▸ **What is required**
Extract each line holding the word "that" from the entries.

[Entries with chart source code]
** BEGIN **
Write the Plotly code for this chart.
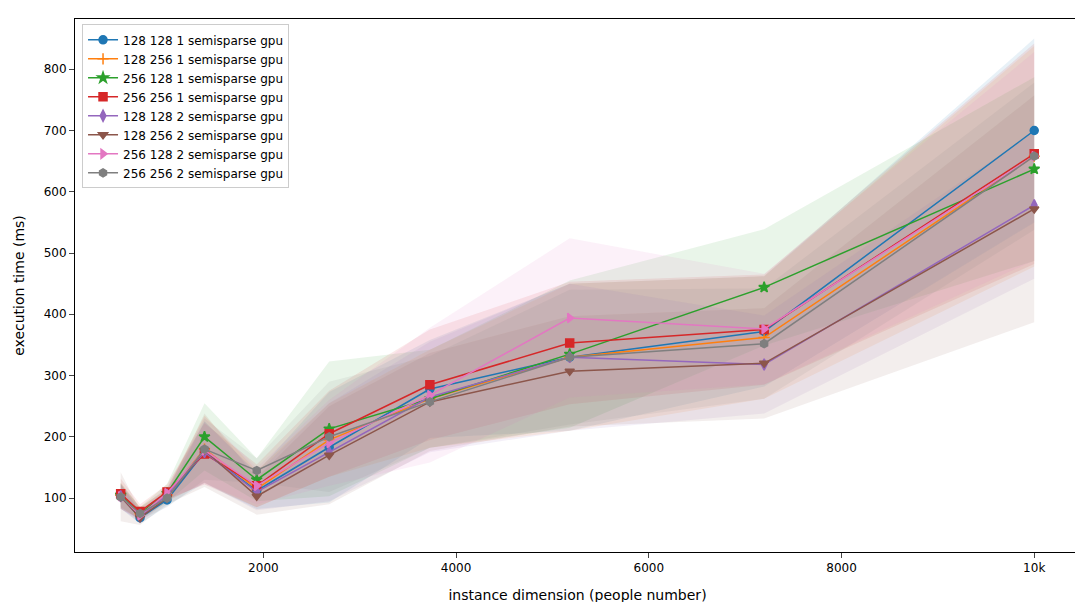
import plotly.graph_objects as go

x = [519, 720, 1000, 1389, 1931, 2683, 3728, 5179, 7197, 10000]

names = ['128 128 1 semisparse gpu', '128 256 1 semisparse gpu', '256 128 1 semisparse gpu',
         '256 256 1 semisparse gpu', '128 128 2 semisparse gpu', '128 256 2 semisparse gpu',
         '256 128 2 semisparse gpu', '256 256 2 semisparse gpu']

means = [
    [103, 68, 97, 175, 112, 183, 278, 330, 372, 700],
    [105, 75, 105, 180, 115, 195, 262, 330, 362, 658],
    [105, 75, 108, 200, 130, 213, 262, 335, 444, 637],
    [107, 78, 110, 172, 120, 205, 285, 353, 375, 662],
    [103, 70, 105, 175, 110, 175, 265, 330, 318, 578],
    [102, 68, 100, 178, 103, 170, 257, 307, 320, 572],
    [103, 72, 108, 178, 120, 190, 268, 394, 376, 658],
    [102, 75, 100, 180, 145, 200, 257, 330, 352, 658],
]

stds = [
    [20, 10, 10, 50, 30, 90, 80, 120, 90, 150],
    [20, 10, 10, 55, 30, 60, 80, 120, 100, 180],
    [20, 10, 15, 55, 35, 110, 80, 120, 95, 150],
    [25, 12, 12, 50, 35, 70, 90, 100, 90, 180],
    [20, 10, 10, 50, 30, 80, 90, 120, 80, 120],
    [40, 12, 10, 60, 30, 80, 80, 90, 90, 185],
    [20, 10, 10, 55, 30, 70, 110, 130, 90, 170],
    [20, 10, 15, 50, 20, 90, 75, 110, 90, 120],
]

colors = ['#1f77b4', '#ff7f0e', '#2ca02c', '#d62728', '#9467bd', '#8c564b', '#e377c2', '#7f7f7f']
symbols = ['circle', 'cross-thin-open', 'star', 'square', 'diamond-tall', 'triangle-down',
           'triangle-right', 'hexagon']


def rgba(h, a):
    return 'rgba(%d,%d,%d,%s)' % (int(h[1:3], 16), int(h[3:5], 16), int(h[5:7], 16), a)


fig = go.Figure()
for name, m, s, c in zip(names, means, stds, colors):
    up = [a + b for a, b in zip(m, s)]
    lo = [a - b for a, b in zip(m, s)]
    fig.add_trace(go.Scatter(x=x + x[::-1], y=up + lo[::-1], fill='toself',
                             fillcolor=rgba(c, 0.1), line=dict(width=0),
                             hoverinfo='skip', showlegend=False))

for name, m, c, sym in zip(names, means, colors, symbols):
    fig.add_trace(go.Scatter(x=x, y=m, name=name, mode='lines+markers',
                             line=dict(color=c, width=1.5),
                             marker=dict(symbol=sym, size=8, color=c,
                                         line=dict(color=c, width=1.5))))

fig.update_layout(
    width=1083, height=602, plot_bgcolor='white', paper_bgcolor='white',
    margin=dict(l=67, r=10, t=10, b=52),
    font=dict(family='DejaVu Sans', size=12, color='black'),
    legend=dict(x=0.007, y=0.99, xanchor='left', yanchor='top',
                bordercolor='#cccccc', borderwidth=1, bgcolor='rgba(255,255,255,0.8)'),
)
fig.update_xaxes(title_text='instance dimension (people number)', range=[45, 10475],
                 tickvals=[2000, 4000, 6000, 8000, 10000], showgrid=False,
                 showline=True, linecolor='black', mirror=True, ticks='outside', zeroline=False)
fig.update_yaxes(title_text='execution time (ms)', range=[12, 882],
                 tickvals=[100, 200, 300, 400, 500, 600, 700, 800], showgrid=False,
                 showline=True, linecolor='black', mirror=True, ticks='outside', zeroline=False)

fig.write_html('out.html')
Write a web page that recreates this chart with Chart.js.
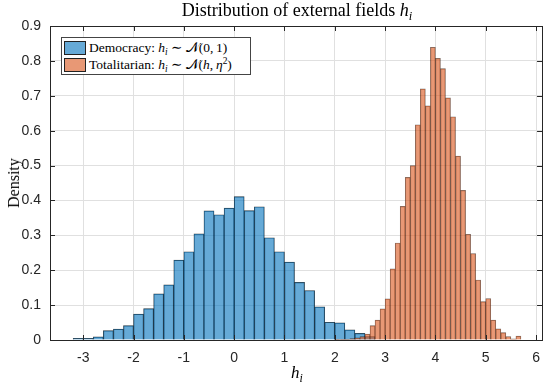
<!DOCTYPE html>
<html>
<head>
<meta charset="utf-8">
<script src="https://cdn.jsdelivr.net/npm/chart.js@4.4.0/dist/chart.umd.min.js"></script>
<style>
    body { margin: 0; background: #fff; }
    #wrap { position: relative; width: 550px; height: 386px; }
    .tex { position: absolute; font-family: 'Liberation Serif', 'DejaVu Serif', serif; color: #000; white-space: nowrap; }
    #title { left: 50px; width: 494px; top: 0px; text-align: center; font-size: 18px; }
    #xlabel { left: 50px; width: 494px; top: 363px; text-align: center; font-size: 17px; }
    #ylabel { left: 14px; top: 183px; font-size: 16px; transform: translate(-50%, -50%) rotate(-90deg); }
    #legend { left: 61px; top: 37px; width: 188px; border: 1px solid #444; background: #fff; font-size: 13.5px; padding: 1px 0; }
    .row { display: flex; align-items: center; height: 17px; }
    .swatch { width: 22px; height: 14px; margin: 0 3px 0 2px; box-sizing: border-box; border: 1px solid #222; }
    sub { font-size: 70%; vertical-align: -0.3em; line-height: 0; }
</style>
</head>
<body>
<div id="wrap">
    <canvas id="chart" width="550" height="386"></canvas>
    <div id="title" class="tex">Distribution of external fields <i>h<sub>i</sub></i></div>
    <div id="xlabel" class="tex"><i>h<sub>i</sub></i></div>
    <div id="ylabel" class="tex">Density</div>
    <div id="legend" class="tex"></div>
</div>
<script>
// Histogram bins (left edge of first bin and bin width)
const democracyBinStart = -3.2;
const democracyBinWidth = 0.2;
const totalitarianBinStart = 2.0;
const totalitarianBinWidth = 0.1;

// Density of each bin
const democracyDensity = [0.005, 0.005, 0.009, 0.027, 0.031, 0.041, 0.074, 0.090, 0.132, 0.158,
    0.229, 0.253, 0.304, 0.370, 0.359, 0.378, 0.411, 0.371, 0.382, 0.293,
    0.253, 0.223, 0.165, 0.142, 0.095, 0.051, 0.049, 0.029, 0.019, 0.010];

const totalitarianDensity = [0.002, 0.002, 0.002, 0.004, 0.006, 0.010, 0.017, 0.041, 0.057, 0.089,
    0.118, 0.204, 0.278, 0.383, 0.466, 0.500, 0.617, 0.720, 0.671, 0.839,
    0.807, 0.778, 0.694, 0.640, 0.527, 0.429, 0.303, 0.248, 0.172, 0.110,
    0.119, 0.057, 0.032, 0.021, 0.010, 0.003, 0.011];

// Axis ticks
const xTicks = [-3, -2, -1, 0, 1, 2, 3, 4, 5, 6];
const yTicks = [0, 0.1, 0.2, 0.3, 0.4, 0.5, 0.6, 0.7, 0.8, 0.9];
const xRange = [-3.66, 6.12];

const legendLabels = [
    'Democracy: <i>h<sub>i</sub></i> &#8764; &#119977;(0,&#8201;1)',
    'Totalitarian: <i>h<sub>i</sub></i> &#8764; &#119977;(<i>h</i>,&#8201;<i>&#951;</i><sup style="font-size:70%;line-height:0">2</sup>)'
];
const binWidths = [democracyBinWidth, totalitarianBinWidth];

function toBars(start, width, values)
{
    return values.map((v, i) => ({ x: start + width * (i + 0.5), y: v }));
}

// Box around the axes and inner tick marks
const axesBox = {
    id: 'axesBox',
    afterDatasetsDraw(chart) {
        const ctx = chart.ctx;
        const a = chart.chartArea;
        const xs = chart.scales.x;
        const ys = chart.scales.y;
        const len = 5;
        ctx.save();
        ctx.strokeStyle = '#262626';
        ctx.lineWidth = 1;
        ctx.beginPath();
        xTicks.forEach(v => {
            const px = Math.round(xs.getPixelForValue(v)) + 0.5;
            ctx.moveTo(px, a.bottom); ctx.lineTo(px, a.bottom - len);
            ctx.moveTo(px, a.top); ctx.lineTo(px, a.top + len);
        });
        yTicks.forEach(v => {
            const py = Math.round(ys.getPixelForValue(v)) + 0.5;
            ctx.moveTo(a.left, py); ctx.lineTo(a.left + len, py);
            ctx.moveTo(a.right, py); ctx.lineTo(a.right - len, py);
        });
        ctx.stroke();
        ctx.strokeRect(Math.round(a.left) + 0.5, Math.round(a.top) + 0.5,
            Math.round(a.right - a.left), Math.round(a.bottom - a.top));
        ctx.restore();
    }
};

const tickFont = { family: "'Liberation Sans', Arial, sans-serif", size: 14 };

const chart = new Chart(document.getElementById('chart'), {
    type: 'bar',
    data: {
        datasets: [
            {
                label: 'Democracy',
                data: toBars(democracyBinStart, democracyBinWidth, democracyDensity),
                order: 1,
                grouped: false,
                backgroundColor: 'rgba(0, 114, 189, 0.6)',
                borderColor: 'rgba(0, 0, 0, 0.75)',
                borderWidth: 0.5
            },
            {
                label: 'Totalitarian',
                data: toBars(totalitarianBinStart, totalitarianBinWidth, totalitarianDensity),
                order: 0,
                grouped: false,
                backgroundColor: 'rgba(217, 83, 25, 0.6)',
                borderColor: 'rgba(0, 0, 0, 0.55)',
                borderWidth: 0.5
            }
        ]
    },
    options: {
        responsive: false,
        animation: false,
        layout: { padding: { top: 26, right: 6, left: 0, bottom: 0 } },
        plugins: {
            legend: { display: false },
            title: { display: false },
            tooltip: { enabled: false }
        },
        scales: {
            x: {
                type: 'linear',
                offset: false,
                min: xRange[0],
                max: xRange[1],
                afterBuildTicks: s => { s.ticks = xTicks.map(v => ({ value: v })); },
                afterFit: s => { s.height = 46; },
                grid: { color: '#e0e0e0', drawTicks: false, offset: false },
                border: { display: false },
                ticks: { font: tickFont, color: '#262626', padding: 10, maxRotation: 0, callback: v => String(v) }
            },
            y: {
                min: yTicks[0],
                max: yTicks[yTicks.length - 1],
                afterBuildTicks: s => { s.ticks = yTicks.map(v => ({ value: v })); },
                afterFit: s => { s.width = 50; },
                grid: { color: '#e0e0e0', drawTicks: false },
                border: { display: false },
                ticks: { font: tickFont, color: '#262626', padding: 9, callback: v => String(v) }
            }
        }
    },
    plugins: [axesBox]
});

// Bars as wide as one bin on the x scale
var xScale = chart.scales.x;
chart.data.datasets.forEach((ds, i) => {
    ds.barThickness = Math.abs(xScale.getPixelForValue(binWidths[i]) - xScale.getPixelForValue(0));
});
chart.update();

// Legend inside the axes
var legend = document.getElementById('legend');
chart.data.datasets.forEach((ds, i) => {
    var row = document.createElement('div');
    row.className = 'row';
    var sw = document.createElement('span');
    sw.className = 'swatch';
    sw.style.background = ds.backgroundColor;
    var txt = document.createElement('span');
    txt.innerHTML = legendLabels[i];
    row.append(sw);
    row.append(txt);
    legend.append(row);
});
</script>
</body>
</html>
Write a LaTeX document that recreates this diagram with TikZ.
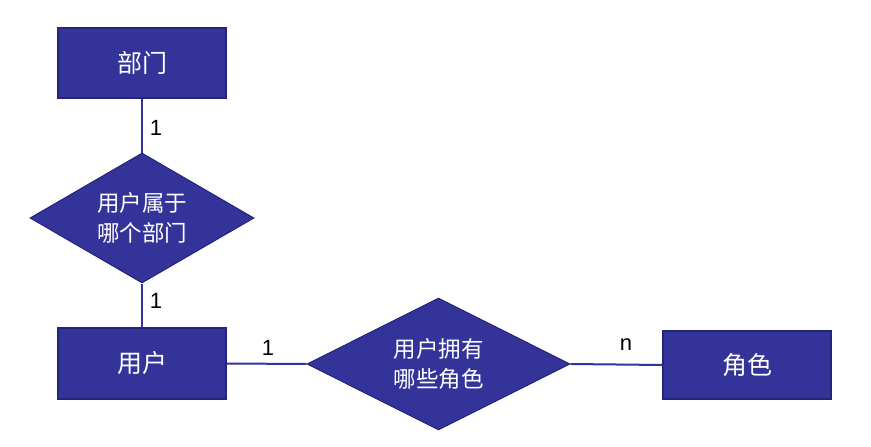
** END **
▸ **Answer for the task**
Write a web page that recreates this chart with Chart.js.
Write a LaTeX document that recreates this diagram with TikZ.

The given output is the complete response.